>>

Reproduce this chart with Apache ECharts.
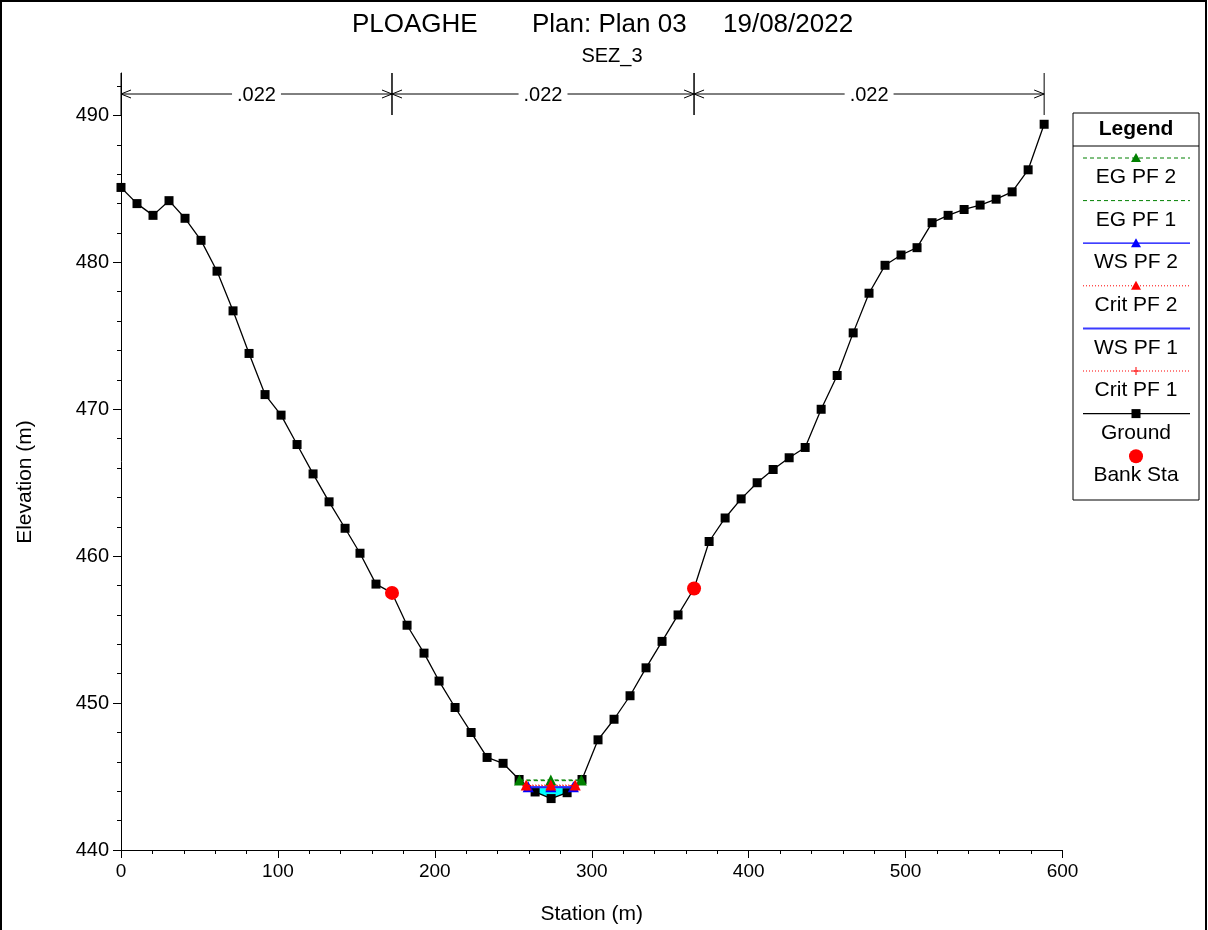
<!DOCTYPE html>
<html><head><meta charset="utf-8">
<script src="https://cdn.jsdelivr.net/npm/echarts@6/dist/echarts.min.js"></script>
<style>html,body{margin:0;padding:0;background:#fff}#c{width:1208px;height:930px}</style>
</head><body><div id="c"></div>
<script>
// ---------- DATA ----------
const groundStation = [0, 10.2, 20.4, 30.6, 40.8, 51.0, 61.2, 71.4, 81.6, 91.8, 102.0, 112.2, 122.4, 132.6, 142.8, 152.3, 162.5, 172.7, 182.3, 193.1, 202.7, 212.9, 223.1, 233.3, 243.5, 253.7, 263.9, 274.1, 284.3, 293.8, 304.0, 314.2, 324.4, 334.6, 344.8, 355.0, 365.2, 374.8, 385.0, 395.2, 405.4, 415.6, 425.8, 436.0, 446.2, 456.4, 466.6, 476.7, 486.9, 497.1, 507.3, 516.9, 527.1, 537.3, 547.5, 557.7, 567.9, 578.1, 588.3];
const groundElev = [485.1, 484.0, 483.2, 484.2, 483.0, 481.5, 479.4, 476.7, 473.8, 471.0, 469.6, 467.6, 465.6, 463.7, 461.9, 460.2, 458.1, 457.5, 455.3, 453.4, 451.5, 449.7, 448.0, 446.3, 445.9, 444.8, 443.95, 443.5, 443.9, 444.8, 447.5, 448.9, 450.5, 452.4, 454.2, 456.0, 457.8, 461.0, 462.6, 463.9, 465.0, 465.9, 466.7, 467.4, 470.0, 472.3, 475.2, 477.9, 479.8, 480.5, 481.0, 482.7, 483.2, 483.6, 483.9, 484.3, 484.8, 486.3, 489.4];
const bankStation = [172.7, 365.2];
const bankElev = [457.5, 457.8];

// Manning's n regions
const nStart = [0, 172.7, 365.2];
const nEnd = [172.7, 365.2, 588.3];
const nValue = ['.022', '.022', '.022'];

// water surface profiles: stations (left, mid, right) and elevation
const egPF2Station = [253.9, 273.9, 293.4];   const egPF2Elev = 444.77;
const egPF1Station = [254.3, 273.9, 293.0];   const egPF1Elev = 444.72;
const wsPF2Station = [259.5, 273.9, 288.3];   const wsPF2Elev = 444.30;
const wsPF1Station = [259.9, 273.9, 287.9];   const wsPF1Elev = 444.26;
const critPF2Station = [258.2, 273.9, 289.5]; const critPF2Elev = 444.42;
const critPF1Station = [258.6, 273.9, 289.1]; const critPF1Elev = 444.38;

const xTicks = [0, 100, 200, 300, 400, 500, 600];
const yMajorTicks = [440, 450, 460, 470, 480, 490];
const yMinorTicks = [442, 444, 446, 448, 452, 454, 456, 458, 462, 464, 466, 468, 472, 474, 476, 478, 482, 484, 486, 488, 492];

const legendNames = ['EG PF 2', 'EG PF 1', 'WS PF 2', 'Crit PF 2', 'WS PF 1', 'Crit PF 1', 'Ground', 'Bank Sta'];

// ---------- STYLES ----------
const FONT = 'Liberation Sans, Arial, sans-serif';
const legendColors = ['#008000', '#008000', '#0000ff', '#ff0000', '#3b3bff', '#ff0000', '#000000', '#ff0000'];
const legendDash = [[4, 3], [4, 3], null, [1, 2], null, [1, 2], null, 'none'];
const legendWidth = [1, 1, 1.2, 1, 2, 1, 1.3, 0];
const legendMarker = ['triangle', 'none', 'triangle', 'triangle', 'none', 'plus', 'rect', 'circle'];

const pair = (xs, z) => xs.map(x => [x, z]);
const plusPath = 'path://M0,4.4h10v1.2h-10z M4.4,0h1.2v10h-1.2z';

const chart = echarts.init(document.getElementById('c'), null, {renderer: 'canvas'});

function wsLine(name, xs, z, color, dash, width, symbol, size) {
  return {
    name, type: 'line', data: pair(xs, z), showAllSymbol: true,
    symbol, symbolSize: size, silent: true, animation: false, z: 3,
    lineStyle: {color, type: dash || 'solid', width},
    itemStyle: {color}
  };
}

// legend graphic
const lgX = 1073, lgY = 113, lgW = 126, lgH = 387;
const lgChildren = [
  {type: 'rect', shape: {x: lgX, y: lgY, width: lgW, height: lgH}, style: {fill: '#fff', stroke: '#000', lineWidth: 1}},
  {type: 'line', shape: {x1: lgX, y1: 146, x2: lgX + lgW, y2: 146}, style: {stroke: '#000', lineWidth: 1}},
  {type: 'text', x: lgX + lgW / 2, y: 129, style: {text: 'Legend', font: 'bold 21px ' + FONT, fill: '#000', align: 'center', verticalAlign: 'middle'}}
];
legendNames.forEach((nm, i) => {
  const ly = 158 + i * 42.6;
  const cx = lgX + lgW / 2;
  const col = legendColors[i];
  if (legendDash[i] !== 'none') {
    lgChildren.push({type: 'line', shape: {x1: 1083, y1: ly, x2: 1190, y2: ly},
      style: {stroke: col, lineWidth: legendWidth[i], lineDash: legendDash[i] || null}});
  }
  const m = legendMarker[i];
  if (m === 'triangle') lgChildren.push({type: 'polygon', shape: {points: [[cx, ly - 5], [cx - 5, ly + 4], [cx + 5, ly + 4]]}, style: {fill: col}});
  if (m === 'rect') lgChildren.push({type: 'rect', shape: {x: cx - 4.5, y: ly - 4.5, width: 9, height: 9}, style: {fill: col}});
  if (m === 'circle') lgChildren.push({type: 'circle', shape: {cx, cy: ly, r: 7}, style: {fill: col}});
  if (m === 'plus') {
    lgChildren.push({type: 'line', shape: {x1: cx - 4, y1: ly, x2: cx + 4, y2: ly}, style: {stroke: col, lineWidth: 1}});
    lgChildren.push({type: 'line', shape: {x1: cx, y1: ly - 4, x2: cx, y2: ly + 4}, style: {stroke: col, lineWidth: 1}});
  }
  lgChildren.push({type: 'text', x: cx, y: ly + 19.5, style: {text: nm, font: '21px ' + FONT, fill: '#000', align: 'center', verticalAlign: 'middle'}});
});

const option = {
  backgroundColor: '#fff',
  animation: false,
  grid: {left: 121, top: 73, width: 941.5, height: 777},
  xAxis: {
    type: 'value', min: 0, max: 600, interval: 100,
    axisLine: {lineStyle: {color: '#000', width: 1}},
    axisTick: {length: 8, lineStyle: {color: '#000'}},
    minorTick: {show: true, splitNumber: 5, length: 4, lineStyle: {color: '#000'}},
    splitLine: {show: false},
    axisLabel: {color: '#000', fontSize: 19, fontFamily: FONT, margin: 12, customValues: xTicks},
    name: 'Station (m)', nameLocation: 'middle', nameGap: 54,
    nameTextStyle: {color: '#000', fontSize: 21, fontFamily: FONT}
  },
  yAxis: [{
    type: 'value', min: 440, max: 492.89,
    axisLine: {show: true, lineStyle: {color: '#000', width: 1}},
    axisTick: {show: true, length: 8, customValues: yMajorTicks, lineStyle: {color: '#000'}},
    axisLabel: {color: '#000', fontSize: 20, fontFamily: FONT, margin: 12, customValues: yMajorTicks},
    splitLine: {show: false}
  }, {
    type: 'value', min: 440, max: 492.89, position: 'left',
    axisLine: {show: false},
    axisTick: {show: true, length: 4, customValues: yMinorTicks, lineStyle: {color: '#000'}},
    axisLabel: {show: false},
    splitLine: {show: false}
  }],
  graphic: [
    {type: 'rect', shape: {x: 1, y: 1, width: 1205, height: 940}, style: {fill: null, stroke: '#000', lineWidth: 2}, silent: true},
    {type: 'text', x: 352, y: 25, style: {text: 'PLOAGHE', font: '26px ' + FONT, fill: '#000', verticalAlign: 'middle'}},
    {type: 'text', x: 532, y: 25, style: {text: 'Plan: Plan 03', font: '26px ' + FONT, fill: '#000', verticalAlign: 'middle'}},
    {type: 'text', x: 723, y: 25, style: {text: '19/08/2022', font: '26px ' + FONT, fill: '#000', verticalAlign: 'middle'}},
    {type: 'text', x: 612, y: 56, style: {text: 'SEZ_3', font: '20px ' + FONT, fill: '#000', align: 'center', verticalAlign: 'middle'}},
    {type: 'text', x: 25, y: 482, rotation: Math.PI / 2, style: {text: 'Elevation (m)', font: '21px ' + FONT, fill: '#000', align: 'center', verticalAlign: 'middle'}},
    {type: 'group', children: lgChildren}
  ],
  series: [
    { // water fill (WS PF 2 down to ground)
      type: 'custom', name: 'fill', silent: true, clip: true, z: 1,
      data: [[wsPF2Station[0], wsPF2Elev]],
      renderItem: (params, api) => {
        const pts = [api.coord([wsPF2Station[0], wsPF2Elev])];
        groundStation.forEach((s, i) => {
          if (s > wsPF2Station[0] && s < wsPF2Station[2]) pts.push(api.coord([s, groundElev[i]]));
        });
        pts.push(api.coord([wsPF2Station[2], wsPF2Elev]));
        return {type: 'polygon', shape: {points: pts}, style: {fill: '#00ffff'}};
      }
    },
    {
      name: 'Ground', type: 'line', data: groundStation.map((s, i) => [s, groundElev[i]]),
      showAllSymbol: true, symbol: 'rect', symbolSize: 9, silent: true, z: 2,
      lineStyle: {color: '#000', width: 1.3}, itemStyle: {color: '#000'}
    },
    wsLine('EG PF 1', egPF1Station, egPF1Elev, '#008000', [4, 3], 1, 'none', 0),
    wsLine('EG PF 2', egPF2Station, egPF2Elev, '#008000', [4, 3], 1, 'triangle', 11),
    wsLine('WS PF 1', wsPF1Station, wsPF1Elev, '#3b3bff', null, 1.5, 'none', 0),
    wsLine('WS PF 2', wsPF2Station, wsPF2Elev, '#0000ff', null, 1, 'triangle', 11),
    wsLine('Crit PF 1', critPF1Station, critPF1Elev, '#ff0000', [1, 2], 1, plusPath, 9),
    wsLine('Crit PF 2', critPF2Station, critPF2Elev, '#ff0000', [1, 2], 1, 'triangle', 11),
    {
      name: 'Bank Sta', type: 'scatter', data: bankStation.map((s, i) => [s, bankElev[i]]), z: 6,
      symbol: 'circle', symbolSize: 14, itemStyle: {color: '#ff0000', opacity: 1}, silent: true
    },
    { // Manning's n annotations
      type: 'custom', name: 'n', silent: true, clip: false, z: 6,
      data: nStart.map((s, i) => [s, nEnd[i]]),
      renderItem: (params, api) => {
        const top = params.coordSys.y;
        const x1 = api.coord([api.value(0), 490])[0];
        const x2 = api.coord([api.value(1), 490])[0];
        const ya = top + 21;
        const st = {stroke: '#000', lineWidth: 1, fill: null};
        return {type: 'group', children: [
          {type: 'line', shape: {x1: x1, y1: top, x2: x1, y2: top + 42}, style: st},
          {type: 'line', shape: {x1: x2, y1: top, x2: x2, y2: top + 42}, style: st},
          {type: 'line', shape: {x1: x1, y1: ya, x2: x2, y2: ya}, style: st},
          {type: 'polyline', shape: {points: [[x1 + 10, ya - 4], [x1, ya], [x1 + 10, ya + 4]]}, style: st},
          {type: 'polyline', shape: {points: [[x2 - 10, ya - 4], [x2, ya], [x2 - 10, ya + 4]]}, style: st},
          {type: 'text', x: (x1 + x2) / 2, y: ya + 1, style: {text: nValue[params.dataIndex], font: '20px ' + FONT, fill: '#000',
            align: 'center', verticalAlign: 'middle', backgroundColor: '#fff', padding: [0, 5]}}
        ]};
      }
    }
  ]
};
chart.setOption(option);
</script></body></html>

<<

Write out an exact copy of the listing, first line through the line containing "const critPF1Station = [258.6, 273.9, 289.1];", with the pictures left out.

Reproduce this chart with Apache ECharts.
<!DOCTYPE html>
<html><head><meta charset="utf-8">
<script src="https://cdn.jsdelivr.net/npm/echarts@6/dist/echarts.min.js"></script>
<style>html,body{margin:0;padding:0;background:#fff}#c{width:1208px;height:930px}</style>
</head><body><div id="c"></div>
<script>
// ---------- DATA ----------
const groundStation = [0, 10.2, 20.4, 30.6, 40.8, 51.0, 61.2, 71.4, 81.6, 91.8, 102.0, 112.2, 122.4, 132.6, 142.8, 152.3, 162.5, 172.7, 182.3, 193.1, 202.7, 212.9, 223.1, 233.3, 243.5, 253.7, 263.9, 274.1, 284.3, 293.8, 304.0, 314.2, 324.4, 334.6, 344.8, 355.0, 365.2, 374.8, 385.0, 395.2, 405.4, 415.6, 425.8, 436.0, 446.2, 456.4, 466.6, 476.7, 486.9, 497.1, 507.3, 516.9, 527.1, 537.3, 547.5, 557.7, 567.9, 578.1, 588.3];
const groundElev = [485.1, 484.0, 483.2, 484.2, 483.0, 481.5, 479.4, 476.7, 473.8, 471.0, 469.6, 467.6, 465.6, 463.7, 461.9, 460.2, 458.1, 457.5, 455.3, 453.4, 451.5, 449.7, 448.0, 446.3, 445.9, 444.8, 443.95, 443.5, 443.9, 444.8, 447.5, 448.9, 450.5, 452.4, 454.2, 456.0, 457.8, 461.0, 462.6, 463.9, 465.0, 465.9, 466.7, 467.4, 470.0, 472.3, 475.2, 477.9, 479.8, 480.5, 481.0, 482.7, 483.2, 483.6, 483.9, 484.3, 484.8, 486.3, 489.4];
const bankStation = [172.7, 365.2];
const bankElev = [457.5, 457.8];

// Manning's n regions
const nStart = [0, 172.7, 365.2];
const nEnd = [172.7, 365.2, 588.3];
const nValue = ['.022', '.022', '.022'];

// water surface profiles: stations (left, mid, right) and elevation
const egPF2Station = [253.9, 273.9, 293.4];   const egPF2Elev = 444.77;
const egPF1Station = [254.3, 273.9, 293.0];   const egPF1Elev = 444.72;
const wsPF2Station = [259.5, 273.9, 288.3];   const wsPF2Elev = 444.30;
const wsPF1Station = [259.9, 273.9, 287.9];   const wsPF1Elev = 444.26;
const critPF2Station = [258.2, 273.9, 289.5]; const critPF2Elev = 444.42;
const critPF1Station = [258.6, 273.9, 289.1]; const critPF1Elev = 444.38;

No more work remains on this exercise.